3.1 Training a model
Training a model from a given training set is relatively straight forward. The minimum steps required are:
- In the preprocess panel open the ARFF file containing the training set.
- In the classify section choose a classifier. Many classifiers cannot deal with string attributes, so often weka.classifiers.meta.FilteredClassifier needs to be used. Configure the FilteredClassifier to filter out the offending string attribute for classification (weka.filters.unsupervised.attribute.Remove -R 1) and to call the actual classifier.
- Choose the right class attribute. The default assumption is the last attribute defined which is not the case for Rudify output.
- Start the training run.
- Right click the newly created entry in the results list and save the model to a local file.

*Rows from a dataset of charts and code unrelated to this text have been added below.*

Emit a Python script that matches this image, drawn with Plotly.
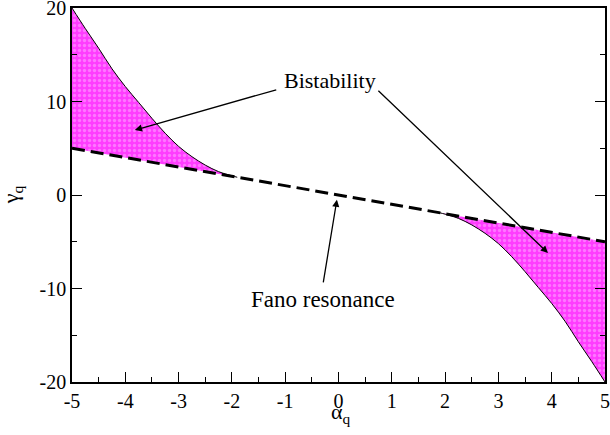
import plotly.graph_objects as go

# Fano resonance line (gamma = -alpha)
line_alpha = [-5, 5]
line_gamma = [5, -5]

# Bistability boundary, left branch
left_alpha = [-5.0, -4.75, -4.5, -4.25, -4.0, -3.75, -3.5, -3.25, -3.0, -2.75, -2.5, -2.25, -2.0, -1.9]
left_gamma = [20.0, 17.8, 15.7, 13.5, 11.6, 9.9, 8.2, 6.6, 5.2, 4.1, 3.2, 2.5, 2.05, 1.9]

# Bistability boundary, right branch
right_alpha = [1.9, 2.0, 2.25, 2.5, 2.75, 3.0, 3.25, 3.5, 3.75, 4.0, 4.25, 4.5, 4.75, 5.0]
right_gamma = [-1.9, -2.05, -2.5, -3.2, -4.1, -5.2, -6.6, -8.2, -9.9, -11.6, -13.5, -15.7, -17.8, -20.0]

x_ticks = [-5, -4, -3, -2, -1, 0, 1, 2, 3, 4, 5]
y_ticks = [-20, -10, 0, 10, 20]

FONT = "Times New Roman"
pattern = dict(shape=".", bgcolor="#ff3cff", fgcolor="#ffb0ff", size=5, solidity=0.35)

fig = go.Figure()
fig.add_trace(go.Scatter(x=left_alpha + [line_alpha[0]], y=left_gamma + [line_gamma[0]],
                         fill="toself", fillcolor="#ff5cff", fillpattern=pattern,
                         mode="none", hoverinfo="skip", showlegend=False))
fig.add_trace(go.Scatter(x=right_alpha + [line_alpha[1]], y=right_gamma + [line_gamma[1]],
                         fill="toself", fillcolor="#ff5cff", fillpattern=pattern,
                         mode="none", hoverinfo="skip", showlegend=False))
fig.add_trace(go.Scatter(x=left_alpha, y=left_gamma, mode="lines", line_shape="spline",
                         line=dict(color="black", width=1), showlegend=False))
fig.add_trace(go.Scatter(x=right_alpha, y=right_gamma, mode="lines", line_shape="spline",
                         line=dict(color="black", width=1), showlegend=False))
fig.add_trace(go.Scatter(x=line_alpha, y=line_gamma, mode="lines",
                         line=dict(color="black", width=3, dash="13px,6px"), showlegend=False))

arrow_common = dict(xref="x", yref="y", axref="x", ayref="y", text="", showarrow=True,
                    arrowhead=2, arrowsize=1.1, arrowwidth=1.3, arrowcolor="black", standoff=0)
fig.add_annotation(x=-3.82, y=6.95, ax=-1.14, ay=11.3, **arrow_common)
fig.add_annotation(x=3.93, y=-6.2, ax=0.72, ay=11.3, **arrow_common)
fig.add_annotation(x=-0.03, y=-0.5, ax=-0.29, ay=-9.5, **arrow_common)
fig.add_annotation(x=-0.16, y=12.3, text="Bistability", showarrow=False,
                   font=dict(family=FONT, size=22, color="black"))
fig.add_annotation(x=-0.29, y=-11.2, text="Fano resonance", showarrow=False,
                   font=dict(family=FONT, size=23, color="black"))
# axis titles
fig.add_annotation(xref="paper", yref="paper", x=0.505, y=-0.04, yanchor="top",
                   text="α<sub>q</sub>", showarrow=False,
                   font=dict(family=FONT, size=22, color="black"))
fig.add_annotation(xref="paper", yref="paper", x=-0.112, y=0.5, xanchor="center",
                   text="γ<sub>q</sub>", textangle=-90, showarrow=False,
                   font=dict(family=FONT, size=22, color="black"))

axis_common = dict(showgrid=False, zeroline=False, showline=True, linecolor="black", linewidth=1.5,
                   ticks="inside", ticklen=10, tickwidth=1, tickcolor="black", automargin=False,
                   ticklabeloverflow="allow",
                   tickfont=dict(family=FONT, size=20, color="black"))
fig.update_xaxes(range=[-5, 5], tickvals=x_ticks, ticktext=[str(v) for v in x_ticks],
                 minor=dict(dtick=0.5, ticks="inside", ticklen=5, tickcolor="black"),
                 mirror=True, ticklabelstandoff=0, **axis_common)
fig.update_yaxes(range=[-20, 20], tickvals=y_ticks, ticktext=[str(v) for v in y_ticks],
                 minor=dict(dtick=5, ticks="inside", ticklen=5, tickcolor="black"),
                 mirror="allticks", ticklabelstandoff=0, **axis_common)

fig.update_layout(width=610, height=435, margin=dict(l=72, r=5, t=8, b=53),
                  paper_bgcolor="white", plot_bgcolor="white", showlegend=False,
                  font=dict(family=FONT))

fig.write_html("out.html", config={"displayModeBar": False},
               post_script="document.body.style.margin='0';document.body.style.padding='0';")
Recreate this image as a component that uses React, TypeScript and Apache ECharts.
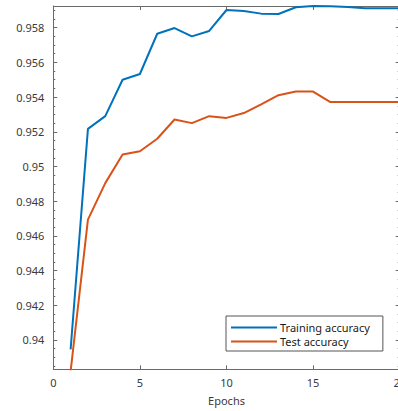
import React, { useEffect, useRef } from "react";
import * as echarts from "echarts";

const epochs = [1, 2, 3, 4, 5, 6, 7, 8, 9, 10, 11, 12, 13, 14, 15, 16, 17, 18, 19, 20];
const trainAcc = [0.93946, 0.95217, 0.9529, 0.955, 0.95533, 0.95765, 0.95798, 0.9575, 0.95781, 0.95902, 0.95896, 0.95881, 0.95879, 0.95918, 0.95925, 0.95923, 0.95919, 0.95912, 0.95912, 0.95912];
const testAcc = [0.9382, 0.94694, 0.94904, 0.95069, 0.95088, 0.9516, 0.95271, 0.9525, 0.9529, 0.9528, 0.95308, 0.95358, 0.95411, 0.95432, 0.95432, 0.95371, 0.95371, 0.95371, 0.95371, 0.95371];
const yTicks = [0.94, 0.942, 0.944, 0.946, 0.948, 0.95, 0.952, 0.954, 0.956, 0.958];
const yMin = 0.93831;
const yMax = 0.95925;
const xTicksInterval = 5;

const FONT = "Noto Sans";
const AXIS_COLOR = "#6a6a6a";
const LABEL_COLOR = "#3a3a3a";

function minorValues(): number[] {
  const out: number[] = [];
  for (let i = 18765; i <= 19185; i += 1) {
    const v = i * 0.00005;
    if (i % 10 === 0) {
      const isMajor = i % 40 === 0;
      if (!isMajor && v >= yMin && v <= yMax) out.push(Math.round(v * 10000) / 10000);
    }
  }
  return out;
}

export default function App() {
  const ref = useRef<HTMLDivElement>(null);
  useEffect(() => {
    if (!ref.current) return;
    const chart = echarts.init(ref.current, null, { renderer: "svg" });
    const minors = minorValues();
    const baseY = (position: "left" | "right", values: number[], len: number, labels: boolean, line: boolean) => ({
      type: "value",
      position,
      min: yMin,
      max: yMax,
      axisLine: { show: line, onZero: false, lineStyle: { color: AXIS_COLOR, width: 1 } },
      axisTick: { show: true, inside: true, length: len, customValues: values, lineStyle: { color: AXIS_COLOR, width: 1 } },
      axisLabel: labels
        ? { show: true, customValues: yTicks, margin: 9, color: LABEL_COLOR, fontSize: 11, fontFamily: FONT, formatter: (v: number) => String(Math.round(v * 1000) / 1000) }
        : { show: false },
      splitLine: { show: false },
    });
    chart.setOption({
      animation: false,
      grid: { left: 53.3, top: 6, width: 346.4, height: 363.3, containLabel: false, outerBoundsMode: "none" },
      xAxis: [
        {
          type: "value",
          position: "bottom",
          min: 0,
          max: 20,
          interval: xTicksInterval,
          name: "Epochs",
          nameLocation: "middle",
          nameGap: 26,
          nameTextStyle: { color: LABEL_COLOR, fontSize: 11, fontFamily: FONT },
          axisLine: { show: true, onZero: false, lineStyle: { color: AXIS_COLOR, width: 1 } },
          axisTick: { show: true, inside: true, length: 4, lineStyle: { color: AXIS_COLOR } },
          axisLabel: { show: true, margin: 8, color: LABEL_COLOR, fontSize: 11, fontFamily: FONT, showMaxLabel: true, showMinLabel: true },
          splitLine: { show: false },
        },
        {
          type: "value",
          position: "top",
          min: 0,
          max: 20,
          interval: xTicksInterval,
          axisLine: { show: true, onZero: false, lineStyle: { color: AXIS_COLOR, width: 1 } },
          axisTick: { show: true, inside: true, length: 4, lineStyle: { color: AXIS_COLOR } },
          axisLabel: { show: false },
          splitLine: { show: false },
        },
      ],
      yAxis: [
        baseY("left", yTicks, 4, true, true),
        baseY("left", minors, 2, false, false),
        baseY("right", yTicks, 4, false, true),
        baseY("right", minors, 2, false, false),
      ],
      legend: {
        show: true,
        orient: "vertical",
        left: 226,
        top: 316,
        padding: [6, 13, 4, 5],
        itemGap: 3,
        itemWidth: 46,
        itemHeight: 2,
        icon: "rect",
        borderColor: "#555",
        borderWidth: 1,
        backgroundColor: "#fff",
        borderRadius: 0,
        textStyle: { color: "#1a1a1a", fontSize: 11, fontFamily: FONT, padding: [0, 0, 0, -2] },
        data: ["Training accuracy", "Test accuracy"],
      },
      series: [
        {
          name: "Training accuracy",
          type: "line",
          data: epochs.map((e, i) => [e, trainAcc[i]]),
          showSymbol: false,
          symbol: "none",
          clip: true,
          color: "#0072BD",
          lineStyle: { color: "#0072BD", width: 2 },
          xAxisIndex: 0,
          yAxisIndex: 0,
        },
        {
          name: "Test accuracy",
          type: "line",
          data: epochs.map((e, i) => [e, testAcc[i]]),
          showSymbol: false,
          symbol: "none",
          clip: true,
          color: "#D95319",
          lineStyle: { color: "#D95319", width: 2 },
          xAxisIndex: 0,
          yAxisIndex: 0,
        },
      ],
    });
    return () => chart.dispose();
  }, []);
  return (
    <div
      ref={ref}
      style={{ position: "fixed", left: 0, top: 0, width: 398, height: 411, background: "#fff" }}
    />
  );
}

You can (and should) re-iterate training using different classifiers and parameters to see how the classification changes until the results are satisfying.
3.2 Classification
- In the preprocess panel open the ARFF file containing the data set you want to tag.
- Choose the filter weka.filters.supervised.attribute.AddClassification.
- Click on the filter's name in the field next to the choose button and set up the properties: Set remove old class to true as well as output classification and specify your serialized classifier file (the locally saved model).
- Select the old class attribute in the attribute list below the filter setup.
- Click apply to run your classification setup on the dataset.
- Have a quick glance at the classification results: In the lower right corner of the window select the newly created classification attribute for visualization.
- Save your tagged data set to a file.